In a sport where 55-year-old George Foreman, a two-time heavyweight champion, is again threatening to come back, is it inevitable Lewis, too, will someday do the same?
"Hopefully, what you'll see someday is the Lennox Lewis grill," said Lewis, referring to the cooking appliance Foreman endorsed after boxing, resulting in his second fortune.
Seemingly relaxed and content on a trip to Los Angeles a week after announcing he was ending his 14-year ring career, Lewis is believable when he stays he won't lace the gloves again.
Boxing never seemed to be an obsession with Lewis, who was as comfortable behind a chess board as he was in front of the heavy bag.
Lewis insisted the retirement decision was not made because of his narrow escape from defeat against Vitali Klitschko in their fight last June at Staples Center. Klitschko was ahead on all three judges' scorecards after six rounds when the fight was stopped because of a deep cut on Klitschko's left eyelid.
Instead, Lewis said, he has been trying to get out of the ring for a long time, but there always seemed to be a reason to stay. He spent the early part of his career fighting for recognition, unable to get fights against the big names of that period, like Mike Tyson, Riddick Bowe and Evander Holyfield. Lewis finally faced Holyfield in 1999, fought him to a controversial draw, then won the rematch.
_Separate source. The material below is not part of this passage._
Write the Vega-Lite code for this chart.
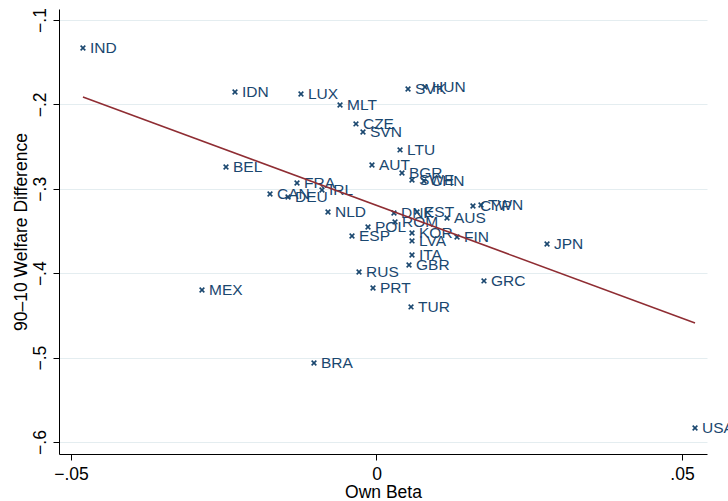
{
  "$schema": "https://vega.github.io/schema/vega-lite/v6.json",
  "width": 648,
  "height": 445,
  "autosize": {"type": "none"},
  "padding": {"left": 59, "top": 9, "right": 21, "bottom": 47},
  "background": "white",
  "config": {
    "view": {"stroke": null},
    "font": "Liberation Sans",
    "axis": {
      "domainColor": "#000000",
      "domainWidth": 1,
      "tickColor": "#000000",
      "tickSize": 6,
      "labelColor": "#000000",
      "titleColor": "#000000",
      "labelFont": "Liberation Sans",
      "titleFont": "Liberation Sans",
      "labelFontSize": 17.5,
      "titleFontSize": 17.5,
      "titleFontWeight": "normal",
      "gridColor": "#e4edf0",
      "gridWidth": 1
    }
  },
  "datasets": {
    "countries": [
      {"iso": "IND", "beta": -0.04804, "diff": -0.1332},
      {"iso": "IDN", "beta": -0.02316, "diff": -0.1853},
      {"iso": "LUX", "beta": -0.01236, "diff": -0.1877},
      {"iso": "MLT", "beta": -0.00597, "diff": -0.2007},
      {"iso": "SVK", "beta": 0.00516, "diff": -0.1818},
      {"iso": "HUN", "beta": 0.00794, "diff": -0.1794},
      {"iso": "CZE", "beta": -0.00336, "diff": -0.2232},
      {"iso": "SVN", "beta": -0.00221, "diff": -0.2327},
      {"iso": "LTU", "beta": 0.00385, "diff": -0.254},
      {"iso": "AUT", "beta": -0.00074, "diff": -0.2718},
      {"iso": "BEL", "beta": -0.02463, "diff": -0.2742},
      {"iso": "BGR", "beta": 0.00417, "diff": -0.2813},
      {"iso": "SWE", "beta": 0.00581, "diff": -0.2896},
      {"iso": "CHN", "beta": 0.00777, "diff": -0.2908},
      {"iso": "FRA", "beta": -0.01301, "diff": -0.2931},
      {"iso": "IRL", "beta": -0.00892, "diff": -0.3014},
      {"iso": "CAN", "beta": -0.01743, "diff": -0.3062},
      {"iso": "DEU", "beta": -0.01448, "diff": -0.3097},
      {"iso": "NLD", "beta": -0.00794, "diff": -0.3275},
      {"iso": "DNK", "beta": 0.00286, "diff": -0.3287},
      {"iso": "EST", "beta": 0.00663, "diff": -0.3275},
      {"iso": "AUS", "beta": 0.01154, "diff": -0.3346},
      {"iso": "CYP", "beta": 0.01579, "diff": -0.3204},
      {"iso": "TWN", "beta": 0.0171, "diff": -0.3192},
      {"iso": "POL", "beta": -0.00139, "diff": -0.3453},
      {"iso": "ROM", "beta": 0.00303, "diff": -0.3393},
      {"iso": "KOR", "beta": 0.00581, "diff": -0.3524},
      {"iso": "LVA", "beta": 0.00581, "diff": -0.3618},
      {"iso": "FIN", "beta": 0.01318, "diff": -0.3571},
      {"iso": "ESP", "beta": -0.00401, "diff": -0.3559},
      {"iso": "ITA", "beta": 0.00581, "diff": -0.3784},
      {"iso": "GBR", "beta": 0.00532, "diff": -0.3903},
      {"iso": "RUS", "beta": -0.00286, "diff": -0.3986},
      {"iso": "PRT", "beta": -0.00057, "diff": -0.4175},
      {"iso": "GRC", "beta": 0.01759, "diff": -0.4092},
      {"iso": "TUR", "beta": 0.00565, "diff": -0.44},
      {"iso": "JPN", "beta": 0.02791, "diff": -0.3654},
      {"iso": "MEX", "beta": -0.02856, "diff": -0.4199},
      {"iso": "BRA", "beta": -0.01023, "diff": -0.5064},
      {"iso": "USA", "beta": 0.05213, "diff": -0.5834}
    ],
    "fit": [
      {"beta": -0.04804, "diff": -0.1912},
      {"beta": 0.05213, "diff": -0.459}
    ]
  },
  "encoding": {
    "x": {
      "field": "beta",
      "type": "quantitative",
      "scale": {"domain": [-0.05196, 0.05409], "nice": false, "zero": false},
      "axis": {
        "title": "Own Beta",
        "values": [-0.05, 0, 0.05],
        "grid": false,
        "labelExpr": "datum.value == 0 ? '0' : replace(format(datum.value, '.2f'), '0.', '.')",
        "labelPadding": 5,
        "titlePadding": 1
      }
    },
    "y": {
      "field": "diff",
      "type": "quantitative",
      "scale": {"domain": [-0.6142, -0.087], "nice": false, "zero": false},
      "axis": {
        "title": "90–10 Welfare Difference",
        "values": [-0.6, -0.5, -0.4, -0.3, -0.2, -0.1],
        "grid": true,
        "labelExpr": "replace(format(datum.value, '.1f'), '0.', '.')",
        "labelAngle": 270,
        "labelAlign": "center",
        "labelBaseline": "bottom",
        "labelPadding": 4,
        "titlePadding": 1
      }
    }
  },
  "layer": [
    {
      "data": {"name": "countries"},
      "mark": {
        "type": "point",
        "shape": "M-1,-1L1,1M-1,1L1,-1",
        "filled": false,
        "size": 22,
        "stroke": "#1a476f",
        "strokeWidth": 1.6,
        "opacity": 1
      }
    },
    {
      "data": {"name": "countries"},
      "mark": {
        "type": "text",
        "align": "left",
        "baseline": "middle",
        "dx": 7,
        "fontSize": 15.5,
        "font": "Liberation Sans",
        "color": "#1a476f"
      },
      "encoding": {"text": {"field": "iso"}}
    },
    {
      "data": {"name": "fit"},
      "mark": {"type": "line", "color": "#8f2d33", "strokeWidth": 1.5},
      "encoding": {}
    }
  ]
}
"But I couldn't retire without facing Tyson," Lewis said. "He eluded me for a long time. He always wanted to go after somebody easier than me. If I had retired before facing him, people would have said, 'Well, you never fought Mike Tyson.' "
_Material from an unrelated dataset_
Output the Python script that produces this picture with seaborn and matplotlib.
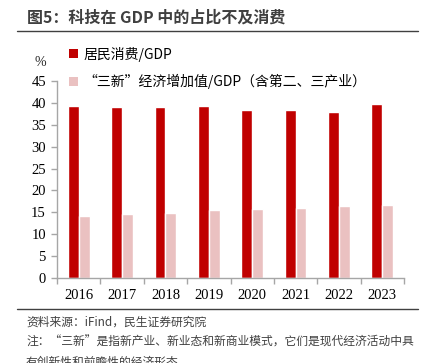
import matplotlib
matplotlib.use("Agg")
import matplotlib.pyplot as plt
import seaborn as sns
import pandas as pd
from matplotlib.patches import Patch
from matplotlib.lines import Line2D

# ─────────────────────────────────────────────
# DATA
# ─────────────────────────────────────────────
years = ["2016", "2017", "2018", "2019", "2020", "2021", "2022", "2023"]
consumption = [39.3, 39.1, 39.0, 39.4, 38.3, 38.4, 37.9, 39.7]
sanxin = [14.2, 14.6, 14.9, 15.5, 15.7, 16.1, 16.4, 16.6]
series_names = ["居民消费/GDP", "“三新”经济增加值/GDP（含第二、三产业）"]
colors = ["#C00000", "#EAC1C1"]
yticks = list(range(0, 50, 5))

df = pd.DataFrame({
    "year": years * 2,
    "value": consumption + sanxin,
    "series": [series_names[0]] * len(years) + [series_names[1]] * len(years),
})

sns.set_theme(style="white")
plt.rcParams["font.family"] = ["Liberation Serif", "Noto Sans CJK SC", "DejaVu Sans"]
CJK = ["Noto Sans CJK SC", "DejaVu Sans"]

fig = plt.figure(figsize=(4.28, 3.63), dpi=100)
ax = fig.add_axes([57 / 428, 1 - 278 / 363, 347 / 428, 197 / 363])

sns.barplot(data=df, x="year", y="value", hue="series", order=years,
            hue_order=series_names, palette=colors, width=0.5,
            saturation=1, legend=False, ax=ax)

ax.set_ylim(0, 45)
ax.set_xlim(-0.5, len(years) - 0.5)
ax.set_yticks(yticks)
ax.set_yticklabels([str(t) for t in yticks], fontsize=10.5, color="#000000")
ax.set_xticks([i - 0.5 for i in range(len(years) + 1)], minor=False)
ax.set_xticklabels([])
ax.set_xticks(range(len(years)), minor=True)
ax.set_xticklabels(years, minor=True, fontsize=10.5, color="#000000")
ax.tick_params(axis="x", which="major", direction="out", length=4,
               color="#A6A6A6", width=1, bottom=True)
ax.tick_params(axis="x", which="minor", length=0, pad=8, bottom=True)
ax.tick_params(axis="y", direction="out", length=4, color="#A6A6A6",
               width=1, left=True, pad=4)
ax.set_xlabel("")
ax.set_ylabel("")
for side in ["top", "right"]:
    ax.spines[side].set_visible(False)
for side in ["left", "bottom"]:
    ax.spines[side].set_color("#A6A6A6")
    ax.spines[side].set_linewidth(1)

# legend
handles = [Patch(facecolor=c, edgecolor="none") for c in colors]
leg = fig.legend(handles, series_names, loc="upper left",
                 bbox_to_anchor=(57 / 428, 1 - 34 / 363), frameon=False,
                 handlelength=0.6, handleheight=0.6, handletextpad=0.4,
                 labelspacing=0.9, prop={"family": CJK, "size": 10})
for t in leg.get_texts():
    t.set_color("#000000")

fig.text(40 / 428, 1 - 62 / 363, "%", fontsize=10, ha="center", va="center")

# title + rules
fig.text(27 / 428, 1 - 18 / 363, "图5：科技在 GDP 中的占比不及消费", fontsize=11.5,
         fontweight="bold", color="#3F3F3F", family=CJK, ha="left", va="center")
fig.add_artist(Line2D([17 / 428, 418 / 428], [1 - 31 / 363] * 2,
                      color="#404040", lw=1))
fig.add_artist(Line2D([17 / 428, 418 / 428], [1 - 309 / 363] * 2,
                      color="#404040", lw=1))

# footer notes
notes = [
    "资料来源：iFind，民生证券研究院",
    "注：“三新”是指新产业、新业态和新商业模式，它们是现代经济活动中具",
    "有创新性和前瞻性的经济形态",
]
for i, line in enumerate(notes):
    fig.text(26 / 428, 1 - (322 + 20 * i) / 363, line, fontsize=8.5,
             color="#404040", family=CJK, ha="left", va="center")

fig.savefig("out.png", dpi=100)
People could say he never fought the real Tyson, since Lewis faced him only a year and a half ago, long after Tyson had passed his prime. But Lewis says his eighth-round knockout victory gave him closure on his career.
Still, he signed to fight Kirk Johnson on the Staples Center card, "to see if I was still hungry to go on."
When Johnson was injured in training camp, Klitschko stepped in. And when Lewis-Klitschko was stopped prematurely because of the cut, there was a public clamor for a rematch. But, said Lewis, he decided enough was enough.
"I didn't really have anything to prove," Lewis said.
"Why do I have to keep proving myself? That's the drug of this sport that lures you back. There's always somebody else to beat, always a challenge.
"Instead, I have gotten out and I couldn't have written a better script for doing it. I go out as heavyweight champion, I wrote my own rules, did it my way and didn't succumb to other influences in the sport."
Lewis retires with a 41-2-1 record with 32 knockouts. If not for two punches, knockout blows by Oliver McCall and Hasim Rahman, Lewis could have gone undefeated. Is that frustrating for Lewis, who seemed clearly superior to those opponents?
"Those punches actually helped me in my career," Lewis said. "When I was knocked out by McCall, it made me realize who were the people I could depend on. Some of the people around me ran for the hills when I lost. As for the loss to Rahman, that rekindled my passion for the sport. Until then, the flame in me for boxing was dimming."
So what now?
"I am going to be involved in sports management," Lewis said. "There are a whole lot of athletes coming into money and I don't want to see them taken advantage of by some people out there. I want to see them achieve their goals."
Would he be interested in taking on as a client his old foe, Tyson, who has declared bankruptcy, but insists he will return to the ring in late spring?
"Yeah," said Lewis, "he's definitely marketable, but we'd have to put him on a budget."